→ **Aim**:
Take the lines from the head of the listing through the one bearing "import matplotlib.pyplot as plt" and copy them exactly, leaving every picture out.

[Entries with chart source code]
──────────────────────────────

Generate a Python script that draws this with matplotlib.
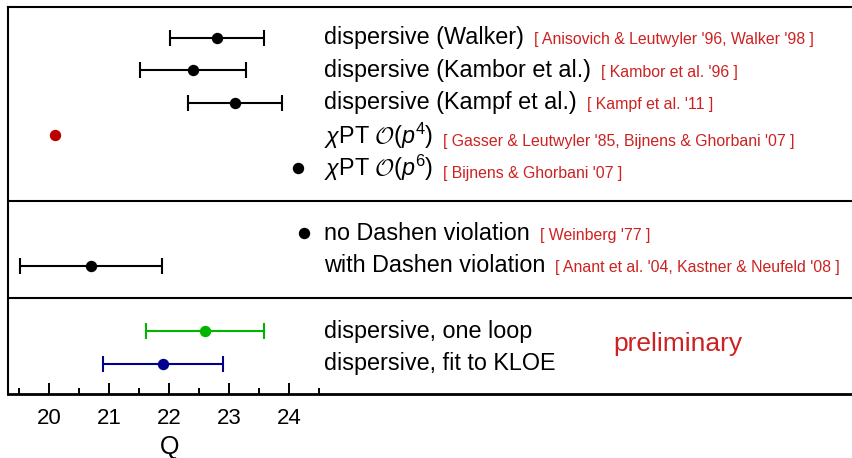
import numpy as np
import matplotlib; matplotlib.use("Agg")
import matplotlib.pyplot as plt

plt.rcParams.update({"font.family": "sans-serif", "font.sans-serif": ["Liberation Sans", "DejaVu Sans"],
                     "mathtext.fontset": "custom", "mathtext.rm": "Liberation Sans",
                     "mathtext.it": "Liberation Sans:italic", "mathtext.cal": "cmsy10"})

# ---- data ----
labels = ["dispersive (Walker)", "dispersive (Kambor et al.)", "dispersive (Kampf et al.)",
          r"$\chi$PT $\mathcal{O}(p^4)$", r"$\chi$PT $\mathcal{O}(p^6)$",
          "no Dashen violation", "with Dashen violation",
          "dispersive, one loop", "dispersive, fit to KLOE"]
cites = ["[ Anisovich & Leutwyler '96, Walker '98 ]", "[ Kambor et al. '96 ]", "[ Kampf et al. '11 ]",
         "[ Gasser & Leutwyler '85, Bijnens & Ghorbani '07 ]", "[ Bijnens & Ghorbani '07 ]",
         "[ Weinberg '77 ]", "[ Anant et al. '04, Kastner & Neufeld '08 ]", "", ""]
q_val = [22.8, 22.4, 23.1, 20.1, 24.15, 24.25, 20.7, 22.6, 21.9]
q_err = [0.78, 0.88, 0.78, np.nan, np.nan, np.nan, 1.18, 0.98, 1.0]
group_sizes = [5, 2, 2]

BLK, RED, GRN, BLU, CIT = "#000000", "#bb0000", "#00b400", "#00008c", "#cc2222"
colors = [BLK, BLK, BLK, RED, BLK, BLK, BLK, GRN, BLU]

# row positions: one empty row between groups
ys, dividers, k = [], [], 0
for g, n in enumerate(group_sizes):
    ys += [k + g + i for i in range(n)]
    k += n
    if g < len(group_sizes) - 1:
        dividers.append(k + g)

fig = plt.figure(figsize=(8.52, 4.58), dpi=100)
ax = fig.add_axes([7.7 / 852, 64 / 458, 1 - 7.7 / 852, 387.3 / 458])
ax.set_xlim(19.307, 33.38)
ax.set_ylim(10.93, -0.95)

for y, v, e, c in zip(ys, q_val, q_err, colors):
    if np.isnan(e):
        ax.plot(v, y, "o", color=c, ms=8.2, mec="none")
    else:
        ax.errorbar(v, y, xerr=e, fmt="o", color=c, ms=8.2, mec="none", elinewidth=1.5,
                    capsize=5.8, capthick=1.5)
for d in dividers:
    ax.axhline(d, color="k", lw=1.5)

FS, CFS = 16.8, 11.4
X_TXT = 24.58
for y, lab, cit in zip(ys, labels, cites):
    t = ax.text(X_TXT, y, lab, ha="left", va="center", fontsize=FS, color=BLK)
    if cit:
        ax.annotate(cit, xy=(1, 0), xycoords=t, xytext=(7, 0.21 * FS), textcoords="offset points",
                    ha="left", va="baseline", fontsize=CFS, color=CIT)
ax.text(29.41, (ys[-1] + ys[-2]) / 2 - 0.1, "preliminary", ha="left", va="center", fontsize=19, color=CIT)

for s in ["left", "top"]:
    ax.spines[s].set_linewidth(1.5)
ax.spines["bottom"].set_linewidth(2.0)
ax.spines["right"].set_visible(False)
ax.set_yticks([])
ax.set_xticks([20, 21, 22, 23, 24])
ax.set_xticks(np.arange(19.5, 25, 1.0), minor=True)
ax.tick_params(axis="x", which="major", direction="in", length=7.9, width=1.4, labelsize=16, pad=10)
ax.tick_params(axis="x", which="minor", direction="in", length=4.3, width=1.4)
ax.set_xlabel("Q", fontsize=18)
ax.xaxis.set_label_coords(22.0, -0.137, transform=ax.get_xaxis_transform())
ax.xaxis.label.set_va("center")

fig.savefig("out.png", dpi=100, facecolor="white")
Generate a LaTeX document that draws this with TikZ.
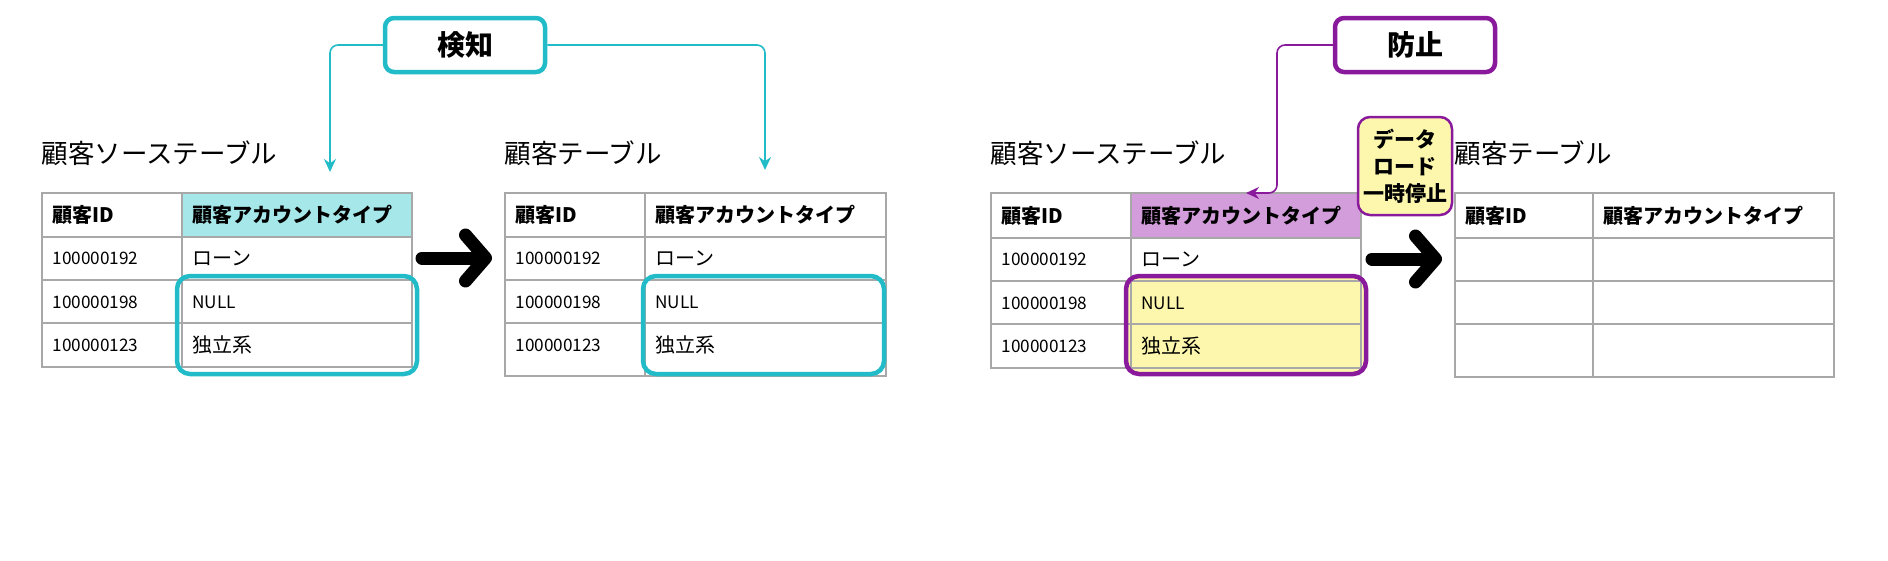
\documentclass[tikz,border=0pt]{standalone}
\usepackage{fontspec}
\setmainfont{Noto Sans CJK JP}
\usetikzlibrary{arrows.meta,positioning}

\definecolor{detectcyan}{HTML}{22BCC8}
\definecolor{cyanfill}{HTML}{A6E7EA}
\definecolor{stoppurple}{HTML}{8A1A9C}
\definecolor{purplefill}{HTML}{D39CDB}
\definecolor{pauseyellow}{HTML}{FDF7AE}
\definecolor{gridgray}{HTML}{A8A8A8}

\begin{document}
\begin{tikzpicture}[
    % Work in pixels of the reference, y pointing down
    x=1pt, y=-1pt,
    % Define styles for the elements
    cell_line/.style={draw=gridgray, line width=1.6pt},
    head_text/.style={anchor=west, font=\bfseries\fontsize{20}{20}\selectfont},
    id_text/.style={anchor=west, font=\fontsize{17.2}{17}\selectfont},
    jp_text/.style={anchor=west, font=\fontsize{20}{20}\selectfont},
    title_text/.style={anchor=west, font=\fontsize{26.5}{26}\selectfont},
    tag_box/.style={draw, line width=4.5pt, rounded corners=9pt, fill=white,
      minimum width=160pt, minimum height=54pt, font=\bfseries\fontsize{28}{28}\selectfont},
    link_line/.style={line width=1.6pt, rounded corners=8pt, -{Stealth[length=13pt, width=12pt]}},
    big_arrow/.style={line width=13pt, line cap=round, line join=round,
      -{Straight Barb[length=20pt, width=46pt, round]}}
  ]

  \useasboundingbox (0,0) rectangle (1888,560);

  % --- Step 1: left pair of tables (detection) ---

  % Header fill of the checked column
  \fill[cyanfill] (182,193) rectangle (412,237);

  % Grid of the source table
  \draw[cell_line] (42,193) rectangle (412,367);
  \draw[cell_line] (182,193) -- (182,367);
  \foreach \y in {237,280,323}
    \draw[cell_line] (42,\y) -- (412,\y);

  % Grid of the target table
  \draw[cell_line] (505,193) rectangle (886,376);
  \draw[cell_line] (645,193) -- (645,376);
  \foreach \y in {237,280,323}
    \draw[cell_line] (505,\y) -- (886,\y);

  \node[title_text] (src_title) at (38,153) {顧客ソーステーブル};
  \node[title_text] (dst_title) at (501,153) {顧客テーブル};

  % Texts of the source table
  \node[head_text] (src_h_id) at (49,215) {顧客ID};
  \node[head_text] (src_h_type) at (189,215) {顧客アカウントタイプ};
  \node[id_text] (src_r1_id) at (49,258) {100000192};
  \node[jp_text] (src_r1_type) at (189,258) {ローン};
  \node[id_text] (src_r2_id) at (49,302) {100000198};
  \node[id_text] (src_r2_type) at (189,302) {NULL};
  \node[id_text] (src_r3_id) at (49,345) {100000123};
  \node[jp_text] (src_r3_type) at (189,345) {独立系};

  % Texts of the target table
  \node[head_text] (dst_h_id) at (512,215) {顧客ID};
  \node[head_text] (dst_h_type) at (652,215) {顧客アカウントタイプ};
  \node[id_text] (dst_r1_id) at (512,258) {100000192};
  \node[jp_text] (dst_r1_type) at (652,258) {ローン};
  \node[id_text] (dst_r2_id) at (512,302) {100000198};
  \node[id_text] (dst_r2_type) at (652,302) {NULL};
  \node[id_text] (dst_r3_id) at (512,345) {100000123};
  \node[jp_text] (dst_r3_type) at (652,345) {独立系};

  % Outlines of the bad values
  \draw[detectcyan, line width=4.5pt, rounded corners=13pt] (177,276) rectangle (417,374);
  \draw[detectcyan, line width=4.5pt, rounded corners=13pt] (643,276) rectangle (884,374);

  % Load arrow
  \coordinate (load1_from) at (422,258);
  \coordinate (load1_to) at (492,258);
  \draw[big_arrow] (load1_from) -- (load1_to);

  % Detection tag and its links
  \node[tag_box, draw=detectcyan] (detect) at (465,45) {検知};
  \coordinate (src_in) at (330,172);
  \coordinate (dst_in) at (765,170);
  \draw[link_line, detectcyan] (detect.west) -| (src_in);
  \draw[link_line, detectcyan] (detect.east) -| (dst_in);

  % --- Step 2: right pair of tables (prevention) ---

  \fill[purplefill] (1131,193) rectangle (1361,238);
  \fill[pauseyellow, rounded corners=13pt] (1126,276) rectangle (1366,374);

  % Grid of the source table
  \draw[cell_line] (991,193) rectangle (1361,368);
  \draw[cell_line] (1131,193) -- (1131,368);
  \foreach \y in {238,281,324}
    \draw[cell_line] (991,\y) -- (1361,\y);

  % Grid of the empty target table
  \draw[cell_line] (1455,193) rectangle (1834,377);
  \draw[cell_line] (1593,193) -- (1593,377);
  \foreach \y in {238,281,324}
    \draw[cell_line] (1455,\y) -- (1834,\y);

  \node[title_text] (src2_title) at (987,153) {顧客ソーステーブル};
  \node[title_text] (dst2_title) at (1451,153) {顧客テーブル};

  % Texts of the source table
  \node[head_text] (src2_h_id) at (998,216) {顧客ID};
  \node[head_text] (src2_h_type) at (1138,216) {顧客アカウントタイプ};
  \node[id_text] (src2_r1_id) at (998,259) {100000192};
  \node[jp_text] (src2_r1_type) at (1138,259) {ローン};
  \node[id_text] (src2_r2_id) at (998,303) {100000198};
  \node[id_text] (src2_r2_type) at (1138,303) {NULL};
  \node[id_text] (src2_r3_id) at (998,346) {100000123};
  \node[jp_text] (src2_r3_type) at (1138,346) {独立系};

  % Texts of the target table
  \node[head_text] (dst2_h_id) at (1462,216) {顧客ID};
  \node[head_text] (dst2_h_type) at (1600,216) {顧客アカウントタイプ};

  \draw[stoppurple, line width=4.5pt, rounded corners=13pt] (1126,276) rectangle (1366,374);

  % Paused load
  \coordinate (load2_from) at (1372,259);
  \coordinate (load2_to) at (1442,259);
  \draw[big_arrow] (load2_from) -- (load2_to);

  \node[draw=stoppurple, fill=pauseyellow, line width=2.5pt, rounded corners=12pt,
    minimum width=94pt, minimum height=98pt, inner sep=2pt, align=center,
    font=\bfseries\fontsize{21}{27}\selectfont] (pause) at (1405,166) {データ\\ロード\\一時停止};

  % Prevention tag and its link
  \node[tag_box, draw=stoppurple] (prevent) at (1415,45) {防止};
  \coordinate (stop_turn) at (1277,193);
  \coordinate (stop_in) at (1246,193);
  \draw[link_line, stoppurple] (prevent.west) -| (stop_turn) -- (stop_in);

\end{tikzpicture}
\end{document}
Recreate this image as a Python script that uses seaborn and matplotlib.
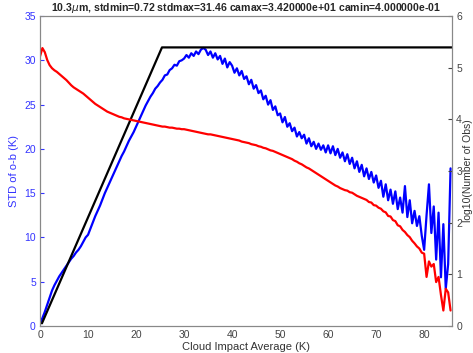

──────────────────────────────

→ **Answer for this exercise**:
Generate a Python script that draws this with matplotlib.
import numpy as np
import matplotlib; matplotlib.use("Agg")
import matplotlib.pyplot as plt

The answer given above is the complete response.